## begin

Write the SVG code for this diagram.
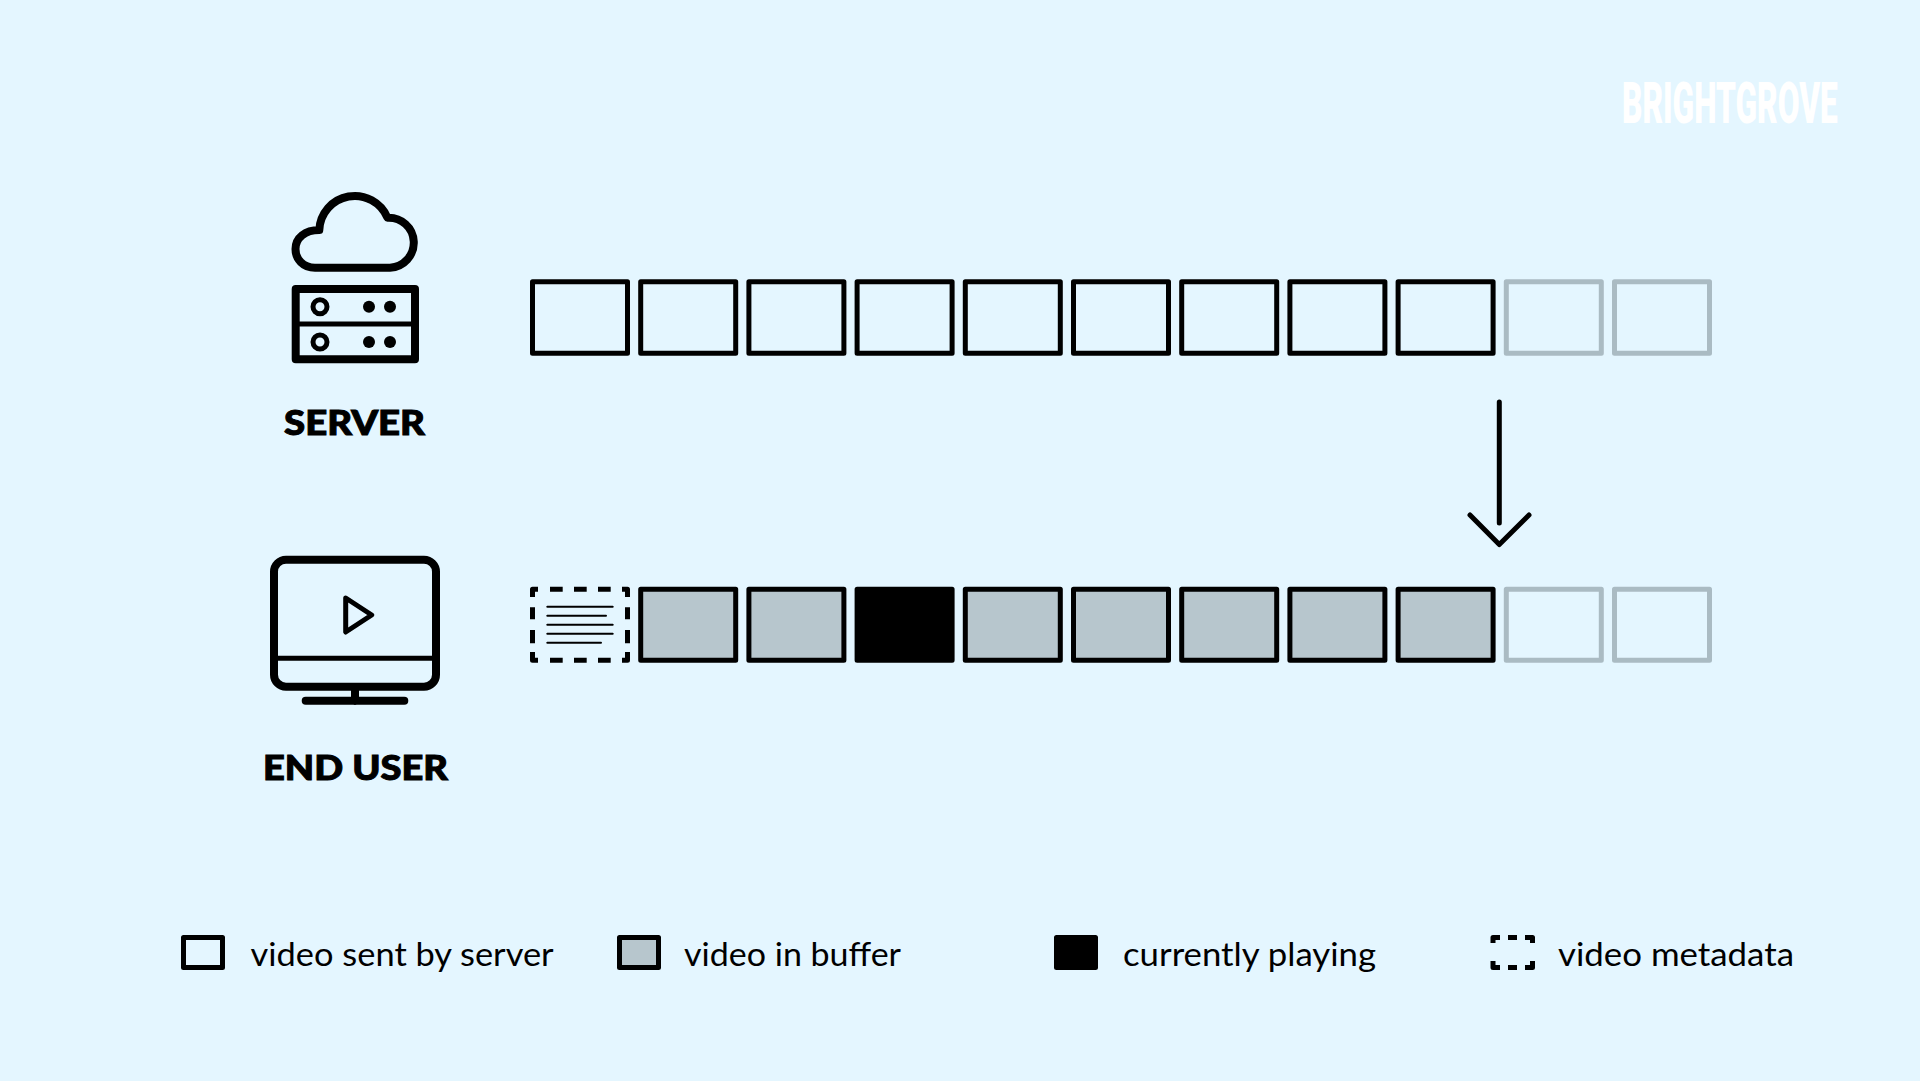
<svg xmlns="http://www.w3.org/2000/svg" width="1920" height="1081" viewBox="0 0 1920 1081">
<style>
text{font-family:"Lato","Liberation Sans",sans-serif;fill:#000}
.title{font-size:34px;font-weight:900;stroke:#000;stroke-width:1}
.leg{font-size:32px;font-weight:400}
.logo{font-family:"Roboto","Liberation Sans",sans-serif;font-size:58px;font-weight:900;fill:#fff}
.ln{fill:none;stroke:#000;stroke-linecap:round;stroke-linejoin:round}
.box{stroke:#000;stroke-width:5;stroke-linejoin:round;fill:none}
.pale{stroke:#AABBC3;fill:none}
.buf{fill:#B7C6CD}
.play{fill:#000}
.dash{fill:none;stroke:#000;stroke-width:5;stroke-linejoin:round}
</style>
<rect id="background" width="1920" height="1081" fill="#E4F6FF"/>
<g id="logo"><text class="logo" transform="translate(1622 123) scale(0.58 1)" x="0" y="0" textLength="372" lengthAdjust="spacingAndGlyphs">BRIGHTGROVE</text></g>

<g id="server">
<path class="ln" stroke-width="8" d="M315 267.7H390A25 25 0 0 0 387.5 217.7A35.5 35.5 0 0 0 319.3 230C305 230 295.5 238 295.5 249C295.5 259 303 267.7 315 267.7Z"/>
<rect class="ln" stroke-width="8" x="295.7" y="289" width="119.3" height="70.3"/>
<path class="ln" stroke-width="5" d="M296 324H415"/>
<circle class="ln" stroke-width="5" cx="320" cy="306.7" r="7"/>
<circle class="ln" stroke-width="5" cx="320" cy="342" r="7"/>
<circle cx="369" cy="306.7" r="6"/><circle cx="390" cy="306.7" r="6"/>
<circle cx="369" cy="342" r="6"/><circle cx="390" cy="342" r="6"/>
<text class="title" x="284" y="435" textLength="141" lengthAdjust="spacingAndGlyphs">SERVER</text>
</g>

<g id="end-user">
<rect class="ln" stroke-width="8" x="274" y="559.7" width="162" height="127" rx="12"/>
<path class="ln" stroke-width="5" d="M275 658.3H435"/>
<path class="ln" stroke-width="8" d="M355 688V701M305.7 700.7H404.3"/>
<path class="ln" stroke-width="5" d="M345.7 598L371.7 615L345.7 632Z"/>
<text class="title" x="263" y="780" textLength="185" lengthAdjust="spacingAndGlyphs">END USER</text>
</g>

<g id="server-row">
<rect id="s1" class="box" x="532.5" y="281.8" width="95" height="71.5"/>
<rect id="s2" class="box" x="640.7" y="281.8" width="95" height="71.5"/>
<rect id="s3" class="box" x="748.9" y="281.8" width="95" height="71.5"/>
<rect id="s4" class="box" x="857.1" y="281.8" width="95" height="71.5"/>
<rect id="s5" class="box" x="965.3" y="281.8" width="95" height="71.5"/>
<rect id="s6" class="box" x="1073.5" y="281.8" width="95" height="71.5"/>
<rect id="s7" class="box" x="1181.7" y="281.8" width="95" height="71.5"/>
<rect id="s8" class="box" x="1289.9" y="281.8" width="95" height="71.5"/>
<rect id="s9" class="box" x="1398.1" y="281.8" width="95" height="71.5"/>
<rect id="s10" class="box pale" x="1506.3" y="281.8" width="95" height="71.5"/>
<rect id="s11" class="box pale" x="1614.5" y="281.8" width="95" height="71.5"/>
</g>

<g id="user-row">
<g id="u1">
<path class="dash" d="M532.5 597V589.2H538M550 589.2H562.7M574 589.2H586.7M598 589.2H610.7M622 589.2H627.5V597M627.5 607.3V619.3M627.5 630V643.3M627.5 652V660.2H622M610.7 660.2H598M586.7 660.2H574M562.7 660.2H550M538 660.2H532.5V652M532.5 643.3V630M532.5 619.3V607.3"/>
<path class="ln" stroke-width="2" d="M547.3 606.7H612.7M547.3 615.7H606M547.3 624.7H612.7M547.3 633.7H612.7M547.3 642.7H601"/>
</g>
<rect id="u2" class="box buf" x="640.7" y="589.2" width="95" height="71"/>
<rect id="u3" class="box buf" x="748.9" y="589.2" width="95" height="71"/>
<rect id="u4" class="box play" x="857.1" y="589.2" width="95" height="71"/>
<rect id="u5" class="box buf" x="965.3" y="589.2" width="95" height="71"/>
<rect id="u6" class="box buf" x="1073.5" y="589.2" width="95" height="71"/>
<rect id="u7" class="box buf" x="1181.7" y="589.2" width="95" height="71"/>
<rect id="u8" class="box buf" x="1289.9" y="589.2" width="95" height="71"/>
<rect id="u9" class="box buf" x="1398.1" y="589.2" width="95" height="71"/>
<rect id="u10" class="box pale" x="1506.3" y="589.2" width="95" height="71"/>
<rect id="u11" class="box pale" x="1614.5" y="589.2" width="95" height="71"/>
</g>

<g id="connectors">
<path class="ln" stroke-width="5" d="M1499.3 402V523M1470 515L1499.3 544.5L1529 515"/>
</g>

<g id="legend">
<g id="legend-sent"><rect class="box" x="183.5" y="937.5" width="39" height="30"/><text class="leg" x="250.6" y="966" textLength="303" lengthAdjust="spacingAndGlyphs">video sent by server</text></g>
<g id="legend-buffer"><rect class="box buf" x="619.5" y="937.5" width="39" height="30"/><text class="leg" x="684" y="966" textLength="217" lengthAdjust="spacingAndGlyphs">video in buffer</text></g>
<g id="legend-playing"><rect class="box play" x="1056.5" y="937.5" width="39" height="30"/><text class="leg" x="1123" y="966" textLength="253" lengthAdjust="spacingAndGlyphs">currently playing</text></g>
<g id="legend-meta"><path class="dash" d="M1493 943V937.5H1500M1508 937.5H1517M1525 937.5H1532.5V943M1532.5 961V967.5H1525M1517 967.5H1508M1500 967.5H1493V961"/><text class="leg" x="1558" y="966" textLength="236" lengthAdjust="spacingAndGlyphs">video metadata</text></g>
</g>
</svg>
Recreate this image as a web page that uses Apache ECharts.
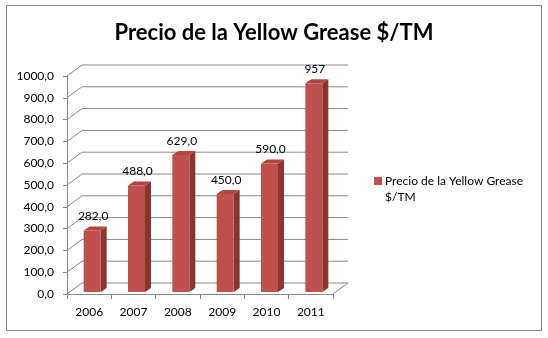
<!DOCTYPE html>
<html><head><meta charset="utf-8">
<script src="https://cdn.jsdelivr.net/npm/echarts@6/dist/echarts.min.js"></script>
<style>html,body{margin:0;padding:0;background:#fff}#c{width:548px;height:338px}</style>
</head><body><div id="c"></div>
<script>
var categories = ['2006','2007','2008','2009','2010','2011'];
var prices = [282, 488, 629, 450, 590, 957];
var priceLabels = ['282,0','488,0','629,0','450,0','590,0','957'];
var yTicks = [0,100,200,300,400,500,600,700,800,900,1000];
var yTickLabels = ['0,0','100,0','200,0','300,0','400,0','500,0','600,0','700,0','800,0','900,0','1000,0'];
var titleText = 'Precio de la Yellow Grease $/TM';
var legendText = 'Precio de la Yellow Grease\n$/TM';

var FONT = 'Lato';
var DX = 15, DY = -11;
var gridColor = '#888888';
var chart = echarts.init(document.getElementById('c'));
chart.setOption({
  animation: false,
  title: { text: titleText, left: 'center', top: 17,
    textStyle: { fontFamily: FONT, fontSize: 22, fontWeight: 'bold', color: '#000' } },
  grid: { left: 67, right: 215, top: 76, bottom: 44 },
  xAxis: { type: 'category', data: categories,
    axisLine: { lineStyle: { color: gridColor } },
    axisTick: { show: true, length: 5, lineStyle: { color: gridColor } },
    axisLabel: { fontFamily: FONT, fontSize: 12, color: '#000', margin: 12 },
    splitLine: { show: false } },
  yAxis: { type: 'value', min: 0, max: 1000, interval: 100,
    axisLine: { show: true, lineStyle: { color: gridColor } },
    axisTick: { show: true, length: 4, lineStyle: { color: gridColor } },
    axisLabel: { fontFamily: FONT, fontSize: 12, color: '#000', margin: 13,
      formatter: function (v) { return yTickLabels[yTicks.indexOf(v)]; } },
    splitLine: { show: false } },
  graphic: [
    { type: 'rect', shape: { x: 6.5, y: 5.5, width: 535, height: 325 },
      style: { fill: 'none', stroke: '#888', lineWidth: 1 }, z: -10 },
    { type: 'rect', shape: { x: 374, y: 177, width: 8, height: 8 }, style: { fill: '#C0504D' } },
    { type: 'text', x: 385, y: 173, style: { text: legendText, fontFamily: FONT, fontSize: 12, fill: '#000', lineHeight: 16 } }
  ],
  series: [
    { type: 'custom', silent: true, z: 1,
      data: yTicks.map(function (v) { return [0, v]; }),
      renderItem: function (params, api) {
        var cs = params.coordSys;
        var y = api.coord([0, api.value(1)])[1];
        var x0 = cs.x, x1 = cs.x + cs.width;
        var children = [{ type: 'polyline', shape: { points: [[x0, y], [x0 + DX, y + DY], [x1 + DX, y + DY]] },
          style: { stroke: gridColor, fill: 'none', lineWidth: 1 } }];
        if (api.value(1) === 0) {
          children.push({ type: 'line', shape: { x1: x1, y1: y, x2: x1 + DX, y2: y + DY },
            style: { stroke: gridColor, lineWidth: 1 } });
        }
        return { type: 'group', children: children };
      } },
    { type: 'custom', silent: true, z: 2, name: 'Precio',
      data: prices.map(function (v, i) { return [i, v]; }),
      renderItem: function (params, api) {
        var i = api.value(0), v = api.value(1);
        var p = api.coord([i, v]), b = api.coord([i, 0]);
        var cx = p[0] + 3, hw = 8.5, sx = 6, sy = -4;
        var yt = p[1] - 2, yb = b[1] - 2;
        return { type: 'group', children: [
          { type: 'polygon', shape: { points: [[cx + hw, yt], [cx + hw + sx, yt + sy], [cx + hw + sx, yb + sy], [cx + hw, yb]] },
            style: { fill: '#8A3532' } },
          { type: 'polygon', shape: { points: [[cx - hw, yt], [cx - hw + sx, yt + sy], [cx + hw + sx, yt + sy], [cx + hw, yt]] },
            style: { fill: '#B5433F' } },
          { type: 'rect', shape: { x: cx - hw, y: yt, width: 2 * hw, height: yb - yt },
            style: { fill: '#C0504D' } },
          { type: 'text', x: cx + 1, y: yt + sy - 4,
            style: { text: priceLabels[params.dataIndex], fontFamily: FONT, fontSize: 12, fill: '#000',
              align: 'center', verticalAlign: 'bottom' } }
        ] };
      } }
  ]
});
</script></body></html>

## end

*Objective*:
Show the lines of the records that include the string "this".

*Response below*:
Write the SVG code for this diagram.
Recreate this image as a web page that uses Apache ECharts.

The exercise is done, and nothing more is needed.